Ziraldo e a prova de que a filosofia do “ame-o ou deixe-o” é o triunfo da estupidez

Atualizado em 17 de outubro de 2014 às 17:09
"Não tem de aplaudir!"
“Não tem de aplaudir!”

O escritor Luiz Rufatto prestou um serviço à imagem do Brasil que anos de propaganda oficial não foram capazes de realizar.

Ao fazer um discurso brutal e fora do protocolo na cerimônia de abertura da Feira do Livro de Frankfurt, ele matou a possibilidade de que o oba-oba triunfasse. A cacetada de Rufatto abriu caminho para outros escritores mostrarem um quadro do Brasil que não deveria caber numa feira internacional. Mas a sinceridade acabou se mostrando muito mais efetiva do que se a comitiva estivesse em ritmo de time olímpico da Alemanha Oriental dos anos 70, em que só boas notícias poderiam ser veiculadas.
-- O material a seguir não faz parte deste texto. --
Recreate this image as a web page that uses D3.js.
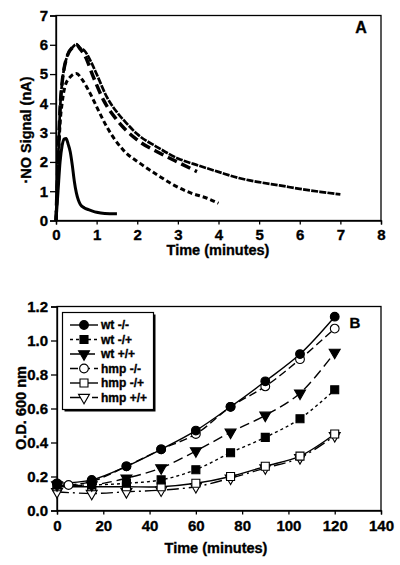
<!DOCTYPE html>
<html><head><meta charset="utf-8">
<script src="https://cdn.jsdelivr.net/npm/d3@7"></script>
<style>
body{margin:0;background:#fff;}
svg text{font-family:"Liberation Sans",Arial,sans-serif;font-weight:bold;fill:#000;stroke:#000;stroke-width:0.35px;}
</style></head>
<body><svg id="c" width="400" height="565"></svg>
<script>
// ---------- Panel A data ----------
const aXTicks = [0,1,2,3,4,5,6,7,8];
const aYTicks = [0,1,2,3,4,5,6,7];
const solidT = [0,0.05,0.1,0.15,0.2,0.25,0.3,0.35,0.4,0.45,0.5,0.55,0.6,0.7,0.8,0.9,1.0,1.2,1.5];
const solidV = [0,1.0,2.0,2.55,2.78,2.8,2.6,2.35,1.9,1.35,0.95,0.7,0.55,0.43,0.37,0.32,0.28,0.24,0.23];
const dottedT = [0,0.05,0.1,0.15,0.2,0.25,0.3,0.4,0.5,0.6,0.7,0.85,1.0,1.25,1.5,1.75,2.0,2.5,3.0,3.5,4.0,4.5,5.0,5.5,6.0,6.5,7.0];
const dottedV = [0,2.0,3.8,4.7,5.2,5.5,5.7,5.9,6.02,5.88,5.8,5.45,5.0,4.22,3.7,3.3,2.95,2.5,2.12,1.88,1.66,1.45,1.31,1.2,1.08,0.98,0.89];
const longDashT = [0,0.05,0.1,0.15,0.2,0.25,0.3,0.4,0.5,0.6,0.72,0.92,1.17,1.5,2.0,2.57,3.06,3.47];
const longDashV = [0,2.0,3.8,4.7,5.2,5.5,5.7,5.9,6.0,5.85,5.6,4.9,4.11,3.43,2.75,2.29,1.95,1.67];
const shortDashT = [0,0.05,0.1,0.15,0.22,0.35,0.5,0.65,0.84,1.04,1.25,1.66,2.07,2.5,2.9,3.3,3.72,4.0];
const shortDashV = [0,1.8,3.3,4.0,4.57,4.9,5.02,4.8,4.34,3.77,3.2,2.4,1.95,1.55,1.21,0.95,0.76,0.59];

// ---------- Panel B data ----------
const bXTicks = [0,20,40,60,80,100,120,140];
const bYTicks = [0,0.2,0.4,0.6,0.8,1.0,1.2];
const times = [0,15,30,45,60,75,90,105,120];
const hmpMMTimes = [5,15,30,45,60,75,90,105,120];
const seriesNames = ["wt -/-","wt -/+","wt +/+","hmp -/-","hmp -/+","hmp +/+"];
const wtMM   = [0.16,0.18,0.26,0.36,0.47,0.61,0.76,0.92,1.14];
const wtMP   = [0.15,0.15,0.16,0.18,0.24,0.34,0.43,0.54,0.71];
const wtPP   = [0.15,0.15,0.19,0.25,0.35,0.46,0.56,0.69,0.93];
const hmpMM  = [0.15,0.17,0.26,0.36,0.45,0.61,0.73,0.89,1.07];
const hmpMP  = [0.14,0.14,0.14,0.14,0.16,0.20,0.26,0.32,0.45];
const hmpPP  = [0.11,0.10,0.11,0.12,0.14,0.19,0.25,0.31,0.44];

const svg = d3.select("#c");

function styleAxis(a){
  a.selectAll("path").attr("stroke","#000").attr("stroke-width",1.3);
  a.selectAll("line").attr("stroke","#000").attr("stroke-width",1.3);
  a.selectAll("text").style("font-size","15px").style("font-family","Liberation Sans, Arial").style("font-weight","bold");
}

// ================= Panel A =================
const xA = d3.scaleLinear().domain([0,8]).range([56,381]);
const yA = d3.scaleLinear().domain([0,7]).range([220.5,15.5]);
const gA = svg.append("g");
gA.append("rect").attr("x",xA(0)).attr("y",yA(7)).attr("width",xA(8)-xA(0)).attr("height",yA(0)-yA(7))
  .attr("fill","none").attr("stroke","#000").attr("stroke-width",1.3);
const axA = gA.append("g").attr("transform",`translate(0,${yA(0)})`)
  .call(d3.axisBottom(xA).tickValues(aXTicks).tickSize(4).tickPadding(5).tickFormat(d3.format("d")));
const ayA = gA.append("g").attr("transform",`translate(${xA(0)},0)`)
  .call(d3.axisLeft(yA).tickValues(aYTicks).tickSize(6).tickPadding(2).tickFormat(d3.format("d")));
styleAxis(axA); styleAxis(ayA);

const lineA = d3.line().x(d=>xA(d[0])).y(d=>yA(d[1])).curve(d3.curveMonotoneX);
const curvesA = [
  {t:shortDashT,v:shortDashV,dash:"5,3",w:3},
  {t:longDashT,v:longDashV,dash:"10,5",w:3.5},
  {t:dottedT,v:dottedV,dash:"7,1.2",w:2.7},
  {t:solidT,v:solidV,dash:null,w:3}
];
curvesA.forEach(c=>{
  gA.append("path").datum(c.t.map((t,i)=>[t,c.v[i]])).attr("d",lineA)
    .attr("fill","none").attr("stroke","#000").attr("stroke-width",c.w)
    .attr("stroke-dasharray",c.dash);
});
gA.append("text").attr("x",218).attr("y",255).attr("text-anchor","middle").style("font-size","14.5px").text("Time (minutes)");
gA.append("text").attr("transform","translate(31,130) rotate(-90)").attr("text-anchor","middle").style("font-size","14.5px").text("·NO Signal (nA)");
gA.append("text").attr("x",361).attr("y",33).attr("text-anchor","middle").style("font-size","16px").text("A");

// ================= Panel B =================
const xB = d3.scaleLinear().domain([0,140]).range([57,381]);
const yB = d3.scaleLinear().domain([0,1.2]).range([510.5,306.5]);
const gB = svg.append("g");
gB.append("rect").attr("x",xB(0)).attr("y",yB(1.2)).attr("width",xB(140)-xB(0)).attr("height",yB(0)-yB(1.2))
  .attr("fill","none").attr("stroke","#000").attr("stroke-width",1.3);
const axB = gB.append("g").attr("transform",`translate(0,${yB(0)})`)
  .call(d3.axisBottom(xB).tickValues(bXTicks).tickSize(4).tickPadding(6).tickFormat(d3.format("d")));
const ayB = gB.append("g").attr("transform",`translate(${xB(0)},0)`)
  .call(d3.axisLeft(yB).tickValues(bYTicks).tickSize(6).tickPadding(3).tickFormat(d3.format(".1f")));
styleAxis(axB); styleAxis(ayB);

const sym = {
  circle: d3.symbol().type(d3.symbolCircle).size(60),
  square: d3.symbol().type(d3.symbolSquare).size(64),
  tri: d3.symbol().type(d3.symbolTriangle).size(52)
};
const seriesB = [
  {name:seriesNames[0],x:times,v:wtMM,dash:null,m:"circle",fill:"#000"},
  {name:seriesNames[1],x:times,v:wtMP,dash:"3,3",m:"square",fill:"#000"},
  {name:seriesNames[2],x:times,v:wtPP,dash:"10,5",m:"tri",fill:"#000"},
  {name:seriesNames[3],x:hmpMMTimes,v:hmpMM,dash:"8,4",m:"circle",fill:"#fff"},
  {name:seriesNames[4],x:times,v:hmpMP,dash:null,m:"square",fill:"#fff"},
  {name:seriesNames[5],x:times,v:hmpPP,dash:"12,4,2,4",m:"tri",fill:"#fff"}
];
const lineB = d3.line().x(d=>xB(d[0])).y(d=>yB(d[1])).curve(d3.curveCatmullRom.alpha(0.5));
seriesB.forEach(s=>{
  gB.append("path").datum(s.x.map((t,i)=>[t,s.v[i]])).attr("d",lineB)
    .attr("fill","none").attr("stroke","#000").attr("stroke-width",1.4).attr("stroke-dasharray",s.dash);
});
function marker(g,s,x,y){
  g.append("path").attr("d",sym[s.m]()).attr("transform",`translate(${x},${y})${s.m==="tri"?" rotate(180)":""}`)
    .attr("fill",s.fill).attr("stroke","#000").attr("stroke-width",1.1);
}
seriesB.slice().reverse().forEach(s=>{
  s.x.forEach((t,i)=>marker(gB,s,xB(t),yB(s.v[i])));
});

// legend
const lg = gB.append("g");
lg.append("rect").attr("x",64.5).attr("y",314.5).attr("width",91).attr("height",97).attr("fill","#000");
lg.append("rect").attr("x",62.5).attr("y",312.5).attr("width",91).attr("height",97).attr("fill","#fff").attr("stroke","#000").attr("stroke-width",1.2);
seriesB.forEach((s,i)=>{
  const y = 325 + i*14.5;
  lg.append("line").attr("x1",70).attr("x2",98).attr("y1",y).attr("y2",y)
    .attr("stroke","#000").attr("stroke-width",1.4).attr("stroke-dasharray",s.dash);
  marker(lg,s,84,y);
  lg.append("text").attr("x",101).attr("y",y+4.3).style("font-size","12px").text(s.name);
});

gB.append("text").attr("x",216).attr("y",553).attr("text-anchor","middle").style("font-size","14.5px").text("Time (minutes)");
gB.append("text").attr("transform","translate(26,408) rotate(-90)").attr("text-anchor","middle").style("font-size","14.5px").text("O.D. 600 nm");
gB.append("text").attr("x",355).attr("y",328).attr("text-anchor","middle").style("font-size","15px").text("B");
</script></body></html>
No encerramento, Paulo Lins, o negro do grupo, afirmou que o Brasil é racista, “como todos os países da Europa”. “A verdade tem que ser dita e encarada para alcançarmos mudanças substanciais na sociedade brasileira tão sofrida, tão marcada pela violência e pelas injustiças sociais. Por isso, deixo sem comentários a palavra do nosso vice-presidente e aviso que a poesia é uma coisa séria. Ela não se dá com qualquer um.”

Daniel Munduruku, o único indígena entre os 70 autores, deu um diagnóstico da situação dos índios. “Se houve muitos avanços no governo Lula, mais aberto ao diálogo, hoje retrocedemos. Nosso interesse é sobretudo em participar das decisões no que diz respeito às barragens hidrelétricas, que já estão acontecendo sem conversa”, disse.

Sem querer, gente como o cartunista Ziraldo ficou 200, 300 anos mais velha. Sua atitude — ele gritava “que se mude do Brasil, então!” para Ruffato — ecoava o “ame-o ou deixe-o” da ditadura. Ziraldo acabou passando mal depois. Fez um cateterismo na Alemanha. Ziraldo, de alguma maneira, é o retrato acabado de um tipo de artista se dá bem em qualquer situação. “Que se mude, então!”, ele gritava.

Marta Suplicy declarou que aquele não era lugar para “sociologia”. A conversa fica muito estúpida se você a reduz a esse tipo de dicotomia. Ao falar do país desta maneira crua num trem da alegria, Rufatto e seus amigos abriram um precedente interessante. O Brasil virou notícia e não pelos motivos de sempre. Um dia, quem sabe, os gringos pensarão que não temos só samba, futebol e cachaça.